**WORK TO BE COMPLETED**
Copy out exactly the lines spanning the line with "Give me the" to the line with "-0.29, -0.36, -0.80];", inclusive, from the data underneath, with no pictures.

Plotting code records:

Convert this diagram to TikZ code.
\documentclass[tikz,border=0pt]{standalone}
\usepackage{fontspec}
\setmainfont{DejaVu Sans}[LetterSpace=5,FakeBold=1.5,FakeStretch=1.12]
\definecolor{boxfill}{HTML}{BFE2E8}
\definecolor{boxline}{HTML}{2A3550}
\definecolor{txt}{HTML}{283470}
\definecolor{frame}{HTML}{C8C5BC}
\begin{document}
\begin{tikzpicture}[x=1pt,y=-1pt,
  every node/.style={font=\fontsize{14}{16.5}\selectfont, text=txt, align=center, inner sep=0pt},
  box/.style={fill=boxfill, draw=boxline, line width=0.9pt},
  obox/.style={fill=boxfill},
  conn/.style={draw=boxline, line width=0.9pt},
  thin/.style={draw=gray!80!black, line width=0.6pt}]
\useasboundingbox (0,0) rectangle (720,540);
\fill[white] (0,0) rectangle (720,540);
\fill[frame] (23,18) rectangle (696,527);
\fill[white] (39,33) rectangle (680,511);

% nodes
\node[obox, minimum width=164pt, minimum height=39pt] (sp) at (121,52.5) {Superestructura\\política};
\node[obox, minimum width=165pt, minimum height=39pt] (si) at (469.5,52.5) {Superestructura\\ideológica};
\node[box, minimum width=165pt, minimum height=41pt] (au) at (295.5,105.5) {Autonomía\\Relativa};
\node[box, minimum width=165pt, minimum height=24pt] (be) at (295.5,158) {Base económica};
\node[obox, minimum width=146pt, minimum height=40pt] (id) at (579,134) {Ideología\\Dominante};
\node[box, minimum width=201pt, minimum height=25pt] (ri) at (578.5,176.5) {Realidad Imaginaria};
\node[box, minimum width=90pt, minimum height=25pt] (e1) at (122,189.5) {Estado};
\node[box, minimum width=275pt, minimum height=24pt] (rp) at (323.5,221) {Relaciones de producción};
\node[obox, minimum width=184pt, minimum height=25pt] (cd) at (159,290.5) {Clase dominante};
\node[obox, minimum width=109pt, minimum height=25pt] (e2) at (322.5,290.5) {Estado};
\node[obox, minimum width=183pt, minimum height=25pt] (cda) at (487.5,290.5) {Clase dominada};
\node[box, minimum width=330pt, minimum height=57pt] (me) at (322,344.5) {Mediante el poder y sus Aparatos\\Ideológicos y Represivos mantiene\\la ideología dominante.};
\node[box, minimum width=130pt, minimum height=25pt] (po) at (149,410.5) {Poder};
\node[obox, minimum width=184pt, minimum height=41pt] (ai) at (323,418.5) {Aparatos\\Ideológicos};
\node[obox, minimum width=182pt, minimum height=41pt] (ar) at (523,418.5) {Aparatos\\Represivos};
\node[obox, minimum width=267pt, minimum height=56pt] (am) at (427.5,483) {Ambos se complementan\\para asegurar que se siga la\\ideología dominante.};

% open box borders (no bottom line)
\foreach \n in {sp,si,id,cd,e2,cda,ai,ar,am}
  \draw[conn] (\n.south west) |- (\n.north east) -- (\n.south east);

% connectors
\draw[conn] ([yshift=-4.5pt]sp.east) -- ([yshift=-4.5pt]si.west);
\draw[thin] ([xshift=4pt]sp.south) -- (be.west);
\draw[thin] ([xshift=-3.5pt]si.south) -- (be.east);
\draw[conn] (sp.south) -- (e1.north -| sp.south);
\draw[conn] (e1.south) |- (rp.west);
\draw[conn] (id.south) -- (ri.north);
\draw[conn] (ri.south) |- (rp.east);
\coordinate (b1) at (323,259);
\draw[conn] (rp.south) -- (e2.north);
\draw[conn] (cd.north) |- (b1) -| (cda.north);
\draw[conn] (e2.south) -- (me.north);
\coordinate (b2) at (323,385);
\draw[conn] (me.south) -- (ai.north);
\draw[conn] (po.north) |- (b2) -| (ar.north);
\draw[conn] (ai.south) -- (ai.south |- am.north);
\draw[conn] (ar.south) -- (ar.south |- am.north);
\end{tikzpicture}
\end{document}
---
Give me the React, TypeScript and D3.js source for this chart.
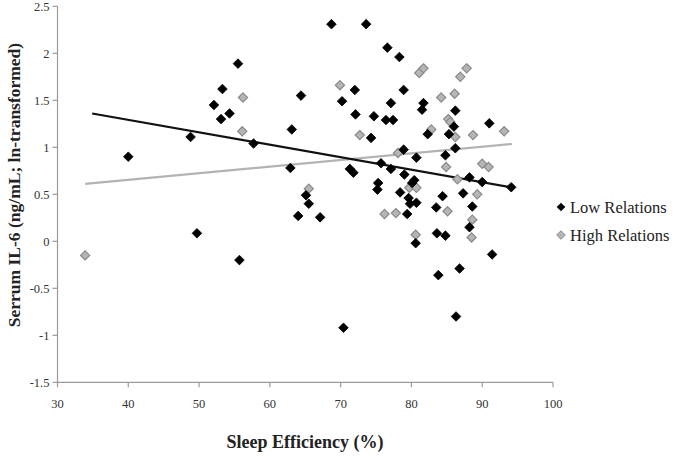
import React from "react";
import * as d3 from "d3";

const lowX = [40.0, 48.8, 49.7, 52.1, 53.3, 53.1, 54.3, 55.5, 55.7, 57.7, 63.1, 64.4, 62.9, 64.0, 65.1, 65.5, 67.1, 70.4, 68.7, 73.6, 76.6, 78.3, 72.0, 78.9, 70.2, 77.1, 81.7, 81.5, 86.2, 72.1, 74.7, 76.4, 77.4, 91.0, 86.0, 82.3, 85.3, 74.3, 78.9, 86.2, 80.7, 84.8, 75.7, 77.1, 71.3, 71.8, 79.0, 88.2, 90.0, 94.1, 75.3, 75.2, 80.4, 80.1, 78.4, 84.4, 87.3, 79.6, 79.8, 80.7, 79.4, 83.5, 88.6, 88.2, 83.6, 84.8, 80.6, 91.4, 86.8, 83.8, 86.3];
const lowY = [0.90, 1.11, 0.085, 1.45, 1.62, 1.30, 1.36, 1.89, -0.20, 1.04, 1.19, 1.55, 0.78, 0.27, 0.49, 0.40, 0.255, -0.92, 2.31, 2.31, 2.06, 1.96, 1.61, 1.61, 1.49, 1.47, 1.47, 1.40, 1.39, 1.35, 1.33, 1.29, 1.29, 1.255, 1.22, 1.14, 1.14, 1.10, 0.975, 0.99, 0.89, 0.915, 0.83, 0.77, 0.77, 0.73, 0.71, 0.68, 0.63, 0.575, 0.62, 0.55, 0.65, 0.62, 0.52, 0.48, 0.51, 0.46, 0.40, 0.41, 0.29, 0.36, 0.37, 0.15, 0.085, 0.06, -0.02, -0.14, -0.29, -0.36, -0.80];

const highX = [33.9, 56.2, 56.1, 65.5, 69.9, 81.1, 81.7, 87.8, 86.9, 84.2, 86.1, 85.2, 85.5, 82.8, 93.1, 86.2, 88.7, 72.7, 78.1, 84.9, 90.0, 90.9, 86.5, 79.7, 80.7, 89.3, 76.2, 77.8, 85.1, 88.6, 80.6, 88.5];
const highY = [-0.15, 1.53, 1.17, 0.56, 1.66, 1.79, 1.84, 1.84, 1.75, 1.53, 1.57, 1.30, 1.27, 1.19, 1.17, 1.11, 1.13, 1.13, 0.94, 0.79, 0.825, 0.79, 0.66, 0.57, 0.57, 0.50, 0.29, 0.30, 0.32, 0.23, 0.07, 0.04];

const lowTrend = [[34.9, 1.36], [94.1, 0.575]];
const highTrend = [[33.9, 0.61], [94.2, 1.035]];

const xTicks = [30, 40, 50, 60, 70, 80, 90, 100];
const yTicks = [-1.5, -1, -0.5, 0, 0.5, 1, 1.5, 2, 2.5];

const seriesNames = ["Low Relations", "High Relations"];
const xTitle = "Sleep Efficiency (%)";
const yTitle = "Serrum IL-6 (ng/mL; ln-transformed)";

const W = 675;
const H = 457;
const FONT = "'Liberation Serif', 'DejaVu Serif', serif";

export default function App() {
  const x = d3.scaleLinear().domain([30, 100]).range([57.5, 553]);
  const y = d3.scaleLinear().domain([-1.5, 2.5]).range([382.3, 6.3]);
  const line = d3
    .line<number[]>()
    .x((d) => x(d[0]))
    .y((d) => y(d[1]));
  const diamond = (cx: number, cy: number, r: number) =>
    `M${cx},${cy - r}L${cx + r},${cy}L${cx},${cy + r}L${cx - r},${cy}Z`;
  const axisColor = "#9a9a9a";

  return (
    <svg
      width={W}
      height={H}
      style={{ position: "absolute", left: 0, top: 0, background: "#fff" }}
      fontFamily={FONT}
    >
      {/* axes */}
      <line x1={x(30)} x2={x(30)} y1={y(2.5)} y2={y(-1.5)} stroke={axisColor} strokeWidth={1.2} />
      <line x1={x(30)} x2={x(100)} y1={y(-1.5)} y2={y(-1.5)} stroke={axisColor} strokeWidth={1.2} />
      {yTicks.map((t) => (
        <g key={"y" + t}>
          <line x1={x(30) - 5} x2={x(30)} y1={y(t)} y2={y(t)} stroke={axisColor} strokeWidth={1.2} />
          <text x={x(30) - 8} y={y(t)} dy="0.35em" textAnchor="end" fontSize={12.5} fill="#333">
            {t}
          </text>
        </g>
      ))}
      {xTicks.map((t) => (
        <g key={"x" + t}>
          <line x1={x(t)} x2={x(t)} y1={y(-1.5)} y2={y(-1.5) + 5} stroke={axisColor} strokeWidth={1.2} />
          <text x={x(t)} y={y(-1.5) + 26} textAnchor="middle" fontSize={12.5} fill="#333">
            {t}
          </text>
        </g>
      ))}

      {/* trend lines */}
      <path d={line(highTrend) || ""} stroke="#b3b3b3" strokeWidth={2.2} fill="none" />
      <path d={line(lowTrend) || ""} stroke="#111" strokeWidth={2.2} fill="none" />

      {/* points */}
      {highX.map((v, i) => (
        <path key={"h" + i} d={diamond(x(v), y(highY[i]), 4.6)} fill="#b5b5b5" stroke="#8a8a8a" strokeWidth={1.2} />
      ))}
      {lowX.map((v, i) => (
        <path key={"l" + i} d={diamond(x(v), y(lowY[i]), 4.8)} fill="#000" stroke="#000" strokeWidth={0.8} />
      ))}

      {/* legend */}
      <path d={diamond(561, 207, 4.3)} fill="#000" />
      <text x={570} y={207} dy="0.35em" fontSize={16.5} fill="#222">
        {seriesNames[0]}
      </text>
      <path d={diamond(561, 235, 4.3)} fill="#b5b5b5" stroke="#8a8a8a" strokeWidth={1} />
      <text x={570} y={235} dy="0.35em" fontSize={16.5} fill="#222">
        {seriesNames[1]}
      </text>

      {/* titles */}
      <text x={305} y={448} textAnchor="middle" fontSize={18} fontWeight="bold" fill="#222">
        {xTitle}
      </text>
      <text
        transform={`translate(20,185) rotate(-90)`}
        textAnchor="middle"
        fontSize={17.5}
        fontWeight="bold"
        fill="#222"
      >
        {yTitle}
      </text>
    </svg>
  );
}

**ANSWER FOR THIS EXERCISE**
Give me the React, TypeScript and D3.js source for this chart.
import React from "react";
import * as d3 from "d3";

const lowX = [40.0, 48.8, 49.7, 52.1, 53.3, 53.1, 54.3, 55.5, 55.7, 57.7, 63.1, 64.4, 62.9, 64.0, 65.1, 65.5, 67.1, 70.4, 68.7, 73.6, 76.6, 78.3, 72.0, 78.9, 70.2, 77.1, 81.7, 81.5, 86.2, 72.1, 74.7, 76.4, 77.4, 91.0, 86.0, 82.3, 85.3, 74.3, 78.9, 86.2, 80.7, 84.8, 75.7, 77.1, 71.3, 71.8, 79.0, 88.2, 90.0, 94.1, 75.3, 75.2, 80.4, 80.1, 78.4, 84.4, 87.3, 79.6, 79.8, 80.7, 79.4, 83.5, 88.6, 88.2, 83.6, 84.8, 80.6, 91.4, 86.8, 83.8, 86.3];
const lowY = [0.90, 1.11, 0.085, 1.45, 1.62, 1.30, 1.36, 1.89, -0.20, 1.04, 1.19, 1.55, 0.78, 0.27, 0.49, 0.40, 0.255, -0.92, 2.31, 2.31, 2.06, 1.96, 1.61, 1.61, 1.49, 1.47, 1.47, 1.40, 1.39, 1.35, 1.33, 1.29, 1.29, 1.255, 1.22, 1.14, 1.14, 1.10, 0.975, 0.99, 0.89, 0.915, 0.83, 0.77, 0.77, 0.73, 0.71, 0.68, 0.63, 0.575, 0.62, 0.55, 0.65, 0.62, 0.52, 0.48, 0.51, 0.46, 0.40, 0.41, 0.29, 0.36, 0.37, 0.15, 0.085, 0.06, -0.02, -0.14, -0.29, -0.36, -0.80];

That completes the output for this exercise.